Mr. Rosado paused and called for nearby officers to bring down more inmates: "Hey, call 11-Lower and tell them to get ready for library."

Back at the cramped cubicles that Mr. Higgins and his staff use at the library's Mid-Manhattan branch, a part-time staff member, Luis Torres, and an intern, Sarah Ball, scrambled to fill inmates' book requests and put them aside - "Black Panthers for Beginners," "Soul on Ice," "In Cold Blood" and more.

Other tasks including cutting the covers off hardcover books, to comply with jail regulations. Jail guards also spot-check books for "messages written into them," Mr. Higgins said.

"Some people might ask, 'Why are you giving them books? They're bad guys,'" Mr. Higgins said. "But if they're reading Harry Potter, they're not going to get into trouble."

Mr. Higgins also wheels a cart loaded with books around several other jails on Rikers Island. This includes serving inmates in solitary confinement in a section nicknamed "the Bing." While other inmates are limited to borrowing one book and one magazine apiece, inmates in the Bing are allowed an extra book.

"They have more time alone and more of a need for books," Mr. Higgins explained. "And we always get them back. The Bing has a very high return rate."

Typically, inmates in solitary write down their book requests for Mr. Higgins to fill. "We've had guys just write down that 'I want a thick book,'" he said, adding that one inmate who was overjoyed to borrow a book told Mr. Higgins that he was so bored that he had "spent the previous week counting the hairs on his arm."

One inmate in the Bing was delighted that Mr. Higgins was able to fulfill his request for some Homer, and the epic poem "Gilgamesh."

Mr. Higgins's unit is also something of a reference desk for city and state inmates. It answers perhaps 60 letters a week requesting information about laws and statutes relating to inmates' appeals or the services they may seek upon their release, he said. Other inmates write seeking information on family members or friends. There are strict regulations regarding information that library officials may provide, Mr. Higgins said.

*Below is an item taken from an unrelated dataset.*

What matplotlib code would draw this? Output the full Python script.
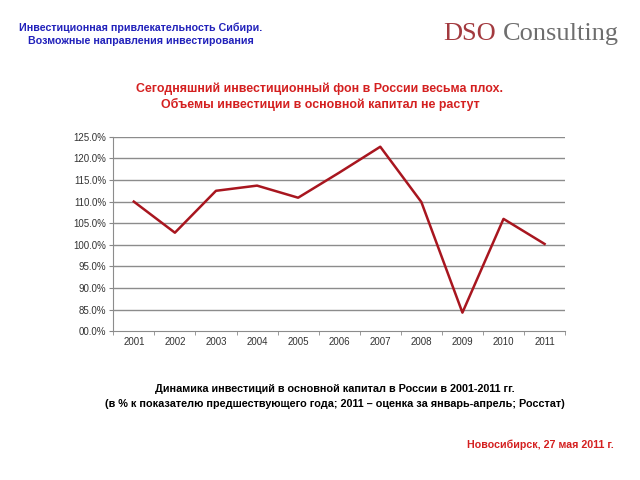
import matplotlib
matplotlib.use("Agg")
import matplotlib.pyplot as plt
import numpy as np

plt.rcParams['font.family'] = ['Liberation Sans', 'DejaVu Sans']

# данные
years = ['2001', '2002', '2003', '2004', '2005', '2006', '2007', '2008', '2009', '2010', '2011']
growth = [110.0, 102.8, 112.5, 113.7, 110.9, 116.7, 122.7, 109.9, 84.3, 106.0, 100.2]
y_ticks = [80, 85, 90, 95, 100, 105, 110, 115, 120, 125]
y_labels = ['00.0%', '85.0%', '90.0%', '95.0%', '100.0%', '105.0%', '110.0%', '115.0%', '120.0%', '125.0%']

fig = plt.figure(figsize=(6.4, 4.8), dpi=100)
ax = fig.add_axes([0.177, 0.310, 0.706, 0.405])

x = np.arange(len(years))
ax.plot(x, growth, color='#a8161f', lw=1.8)

ax.set_xlim(-0.5, len(years) - 0.5)
ax.set_ylim(80, 125)
ax.set_yticks(y_ticks)
ax.set_yticklabels(y_labels, fontsize=7, color='#333333')
ax.set_xticks(x)
ax.set_xticklabels(years, fontsize=7, color='#333333')
ax.tick_params(axis='x', length=0, pad=4)
ax.set_xticks(np.arange(-0.5, len(years), 1), minor=True)
ax.tick_params(axis='x', which='minor', length=3, color='#888888')
ax.tick_params(axis='y', length=3, color='#888888', pad=2)

for v in y_ticks[1:]:
    ax.axhline(v, color='#8c8c8c', lw=1.0, zorder=0)
for s in ['top', 'right']:
    ax.spines[s].set_visible(False)
ax.spines['left'].set_color('#8c8c8c')
ax.spines['bottom'].set_color('#8c8c8c')

# шапка
fig.text(0.22, 0.942, 'Инвестиционная привлекательность Сибири.', color='#2222bb',
         fontsize=7.7, fontweight='bold', ha='center', va='center')
fig.text(0.22, 0.915, 'Возможные направления инвестирования', color='#2222bb',
         fontsize=7.7, fontweight='bold', ha='center', va='center')
fig.text(0.692, 0.930, 'DSO', color='#a33a3f', fontsize=19,
         family=['Liberation Serif', 'DejaVu Serif'], ha='left', va='center')
fig.text(0.786, 0.930, 'Consulting', color='#6e6e6e', fontsize=19,
         family=['Liberation Serif', 'DejaVu Serif'], ha='left', va='center')

# заголовок графика
fig.text(0.50, 0.815, 'Сегодняшний инвестиционный фон в России весьма плох.', color='#d42020',
         fontsize=8.9, fontweight='bold', ha='center', va='center')
fig.text(0.50, 0.783, 'Объемы инвестиции в основной капитал не растут', color='#d42020',
         fontsize=8.9, fontweight='bold', ha='center', va='center')

# подпись
fig.text(0.5235, 0.190, 'Динамика инвестиций в основной капитал в России в 2001-2011 гг.',
         fontsize=7.8, fontweight='bold', ha='center', va='center')
fig.text(0.5235, 0.159, '(в % к показателю предшествующего года; 2011 – оценка за январь-апрель; Росстат)',
         fontsize=7.8, fontweight='bold', ha='center', va='center')
fig.text(0.959, 0.073, 'Новосибирск, 27 мая 2011 г.', color='#d42020',
         fontsize=7.7, fontweight='bold', ha='right', va='center')

fig.savefig('out.png', dpi=100)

The unit also provides library orientation programs to state prisons and publishes Connections, a free guide to post-prison services for inmates. The unit also brings children's librarians to Rikers to read to the sons and daughters of female inmates who are permitted to live at the jail's nursery.

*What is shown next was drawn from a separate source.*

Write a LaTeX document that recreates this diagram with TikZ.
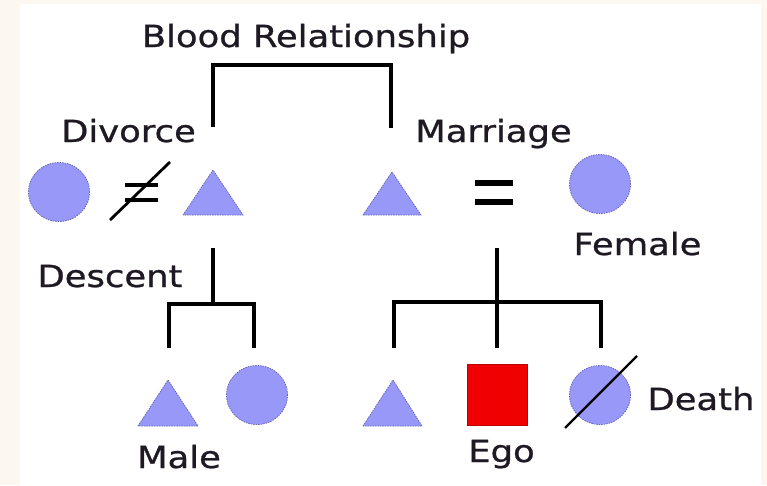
\documentclass[tikz,border=0pt]{standalone}
\usepackage{fontspec}
\setmainfont{DejaVu Sans}[FakeStretch=1.16,FakeBold=0.8]
\usetikzlibrary{shapes.geometric}
\definecolor{shapefill}{RGB}{152,152,248}
\definecolor{shapeedge}{RGB}{105,105,185}
\definecolor{ink}{RGB}{30,25,35}
\definecolor{bgbeige}{RGB}{253,248,239}
\definecolor{egored}{RGB}{240,0,0}
\tikzset{
  lbl/.style={font=\fontsize{30.5}{30.5}\selectfont, text=ink, anchor=base, inner sep=0pt},
  kin/.style={line width=3.3pt, draw=black, line join=miter},
  person/.style={fill=shapefill, draw=shapeedge, line width=0.8pt, dash pattern=on 1.5pt off 1pt},
  circperson/.style={person, ellipse, minimum width=61pt, minimum height=59pt, inner sep=0pt},
}
\begin{document}
\begin{tikzpicture}[x=1pt,y=-1pt]
\useasboundingbox (0,0) rectangle (767,485);
\fill[bgbeige] (0,0) rectangle (767,485);
\fill[white] (20,4) rectangle (761,485);

% labels
\node[lbl] (blood) at (306,47) {Blood Relationship};
\node[lbl] (divorce) at (128.5,142) {Divorce};
\node[lbl] (marriage) at (493.5,142) {Marriage};
\node[lbl] (female) at (637.5,255) {Female};
\node[lbl] (descent) at (110,287) {Descent};
\node[lbl] (death) at (701,410) {Death};
\node[lbl] (male) at (179,468) {Male};
\node[lbl] (ego) at (501.5,462) {Ego};

% row 1
\node[circperson] (wife1) at (59,192) {};
\draw[person] (183,215) -- (213,170) -- (243,215) -- cycle;
\coordinate (husb1) at (213,200);
\draw[person] (363,215) -- (392,172) -- (421,215) -- cycle;
\coordinate (husb2) at (392,200);
\node[circperson] (wife2) at (600,184) {};

% divorce sign
\draw[line width=4.5pt] (125,185) -- (158,185);
\draw[line width=4.5pt] (125,200) -- (158,200);
\draw[line width=2.8pt] (110,220) -- (170,162);
% marriage sign
\draw[line width=5.5pt] (475,183) -- (513,183);
\draw[line width=5.5pt] (475,202) -- (513,202);

% row 2
\draw[person] (138,426) -- (168,380) -- (198,426) -- cycle;
\node[circperson] (daughter) at (257,395) {};
\draw[person] (363,426) -- (393,380) -- (422,426) -- cycle;
\node[fill=egored, draw=egored!80!black, line width=0.8pt, minimum width=60pt, minimum height=61pt, inner sep=0pt] (egosq) at (497,394.5) {};
\node[circperson] (dead) at (600,395) {};
\draw[line width=2.2pt] (565,428) -- (637,356);

% blood relationship bracket
\coordinate (bl) at (213,127);
\coordinate (br) at (391,128);
\draw[kin] (bl) -- (213,65) -- (391,65) -- (br);

% descent left
\coordinate (dl0) at (213,248);
\coordinate (dl1) at (213,304);
\coordinate (dla) at (169,348);
\coordinate (dlb) at (254,348);
\draw[kin] (dl0) -- (dl1);
\draw[kin] (dla) -- (169,304) -- (254,304) -- (dlb);

% descent right
\coordinate (dr0) at (497,248);
\coordinate (drb) at (497,348);
\coordinate (dra) at (394,348);
\coordinate (drc) at (601,348);
\draw[kin] (dr0) -- (drb);
\draw[kin] (dra) -- (394,302) -- (601,302) -- (drc);
\end{tikzpicture}
\end{document}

The library's prison program has no budget to buy books and must rely on donations from individuals and library branches. The most requested kinds of books, Mr. Higgins said, are so-called urban books, or "street lit" - what inmates call "hood books."

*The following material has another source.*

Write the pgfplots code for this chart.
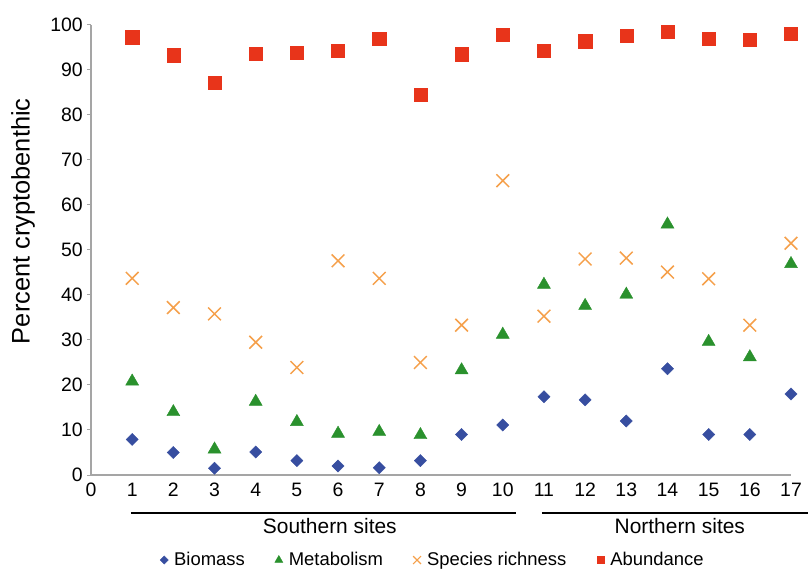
\documentclass[border=0pt]{standalone}
\usepackage{fontspec}
\setmainfont{Liberation Sans}
\usepackage{pgfplots}
\pgfplotsset{compat=1.18}
\definecolor{cbio}{RGB}{55,78,160}
\definecolor{cmet}{RGB}{42,145,45}
\definecolor{cspe}{RGB}{245,160,75}
\definecolor{cabu}{RGB}{232,52,26}
\definecolor{caxis}{RGB}{165,165,165}
\pgfplotsset{myleg/.style={legend image code/.code={\draw[mark repeat=2,mark phase=2,##1] plot coordinates {(0bp,0bp) (4bp,0bp) (8bp,0bp)};\path[draw=none,fill=none] (-2bp,0bp) (12bp,0bp);}}}
\begin{document}
\begin{tikzpicture}
\useasboundingbox (0,0) rectangle (808bp,570bp);
\begin{axis}[
  at={(91bp,95bp)}, anchor=south west,
  scale only axis, width=700bp, height=450bp,
  xmin=0, xmax=17, ymin=0, ymax=100,
  axis x line=bottom, axis y line=left,
  axis line style={-, draw=caxis, line width=1.3bp},
  xtick={0,...,17}, ytick={0,10,...,100},
  tick style={draw=caxis, line width=1bp},
  xtick style={draw=none},
  tick align=outside,
  major tick length=4bp,
  ticklabel style={font=\fontsize{19.5}{20}\selectfont},
  /pgf/number format/assume math mode=true,
  yticklabel style={inner sep=0pt, xshift=-4bp},
  xticklabel style={inner sep=0pt, yshift=-4bp},
  ylabel={Percent cryptobenthic},
  every axis y label/.style={at={(axis description cs:-0.097,0.564)}, rotate=90, anchor=center, font=\fontsize{25.5}{27}\selectfont},
  clip=false,
  legend columns=4,
  legend style={at={(axis description cs:0.487,-0.189)}, anchor=center, draw=none, fill=none,
    font=\fontsize{18.5}{20}\selectfont, /tikz/every even column/.append style={column sep=26bp}},
]
\addlegendimage{only marks, mark=square*, mark options={rotate=45}, mark size=2.9bp, color=cbio, myleg}
\addlegendentry{Biomass}
\addlegendimage{only marks, mark=triangle*, mark size=4.6bp, color=cmet, myleg}
\addlegendentry{Metabolism}
\addlegendimage{only marks, mark=x, mark size=5.5bp, line width=1.2bp, color=cspe, myleg}
\addlegendentry{Species richness}
\addlegendimage{only marks, mark=square*, mark size=3.5bp, color=cabu, myleg}
\addlegendentry{Abundance}

\addplot[forget plot, only marks, mark=square*, mark size=4.3bp, mark options={rotate=45}, color=cbio] coordinates {
(1,7.9) (2,5.0) (3,1.5) (4,5.1) (5,3.2) (6,2.0) (7,1.6) (8,3.2) (9,9.0) (10,11.1)
(11,17.4) (12,16.7) (13,12.0) (14,23.6) (15,9.0) (16,9.0) (17,18.0)};
\addplot[forget plot, only marks, mark=triangle*, mark size=7.5bp, color=cmet] coordinates {
(1,20.8) (2,14.0) (3,5.7) (4,16.3) (5,11.8) (6,9.2) (7,9.6) (8,8.9) (9,23.3) (10,31.2)
(11,42.3) (12,37.6) (13,40.1) (14,55.7) (15,29.6) (16,26.2) (17,46.9)};
\addplot[forget plot, only marks, mark=x, mark size=9bp, line width=1.5bp, color=cspe] coordinates {
(1,43.7) (2,37.2) (3,35.8) (4,29.5) (5,23.9) (6,47.6) (7,43.7) (8,25.0) (9,33.3) (10,65.4)
(11,35.3) (12,48.0) (13,48.2) (14,45.1) (15,43.6) (16,33.3) (17,51.5)};
\addplot[forget plot, only marks, mark=square*, mark size=6.6bp, color=cabu] coordinates {
(1,97.3) (2,93.3) (3,87.2) (4,93.6) (5,93.8) (6,94.3) (7,97.0) (8,84.5) (9,93.5) (10,97.8)
(11,94.2) (12,96.4) (13,97.6) (14,98.5) (15,97.0) (16,96.7) (17,98.1)};

\draw[line width=2.2bp, black] (axis cs:0.97,-8.44) -- (axis cs:10.32,-8.44);
\draw[line width=2.2bp, black] (axis cs:10.95,-8.44) -- (axis cs:17.6,-8.44);
\node[font=\fontsize{21}{22}\selectfont] at (axis cs:5.80,-11.33) {Southern sites};
\node[font=\fontsize{21}{22}\selectfont] at (axis cs:14.30,-11.33) {Northern sites};
\end{axis}
\end{tikzpicture}
\end{document}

"A lot of inmates come in and just say, 'I want a hood book,'" he said.

The most popular magazine is National Geographic, and among mainstream authors, James Patterson is "by far" the most popular request, Mr. Higgins said, adding, "They also like books with conspiracy theory plots."

He said the two most requested books among inmates were "The Autobiography of Malcolm X" and any kind of dictionary.

Back at the jail, Mr. Halderman explained that many inmates used dictionaries to figure out words they needed to know to explore appealing their convictions.

Mr. Halderman approached the inmate with the ponytail, who was scrutinizing titles of mainstream fiction. "What do you usually read?" he asked the man, Robert Zadel, 43, of Riverhead, N.Y., who is serving a sentence for shoplifting. ("It was petty larceny, but I have a 30-page rap sheet," Mr. Zadel said.)

Mr. Halderman held up a copy of Michael Crichton's "Prey" to another inmate and said, "Have you read this one? It's great."

Mr. Halderman, who is due out in September, said he enjoyed working at the library. "For me, it's an opportunity to be around books, though I do get books sent from family and friends," he said.

He would not discuss his criminal case, but was happy to chat about his book preferences, including, recently, some of Hemingway's journalistic works, like "Hemingway on Hunting" and the new Scott Turow book, "Innocent."

"No pun intended," he said with a laugh after saying the title.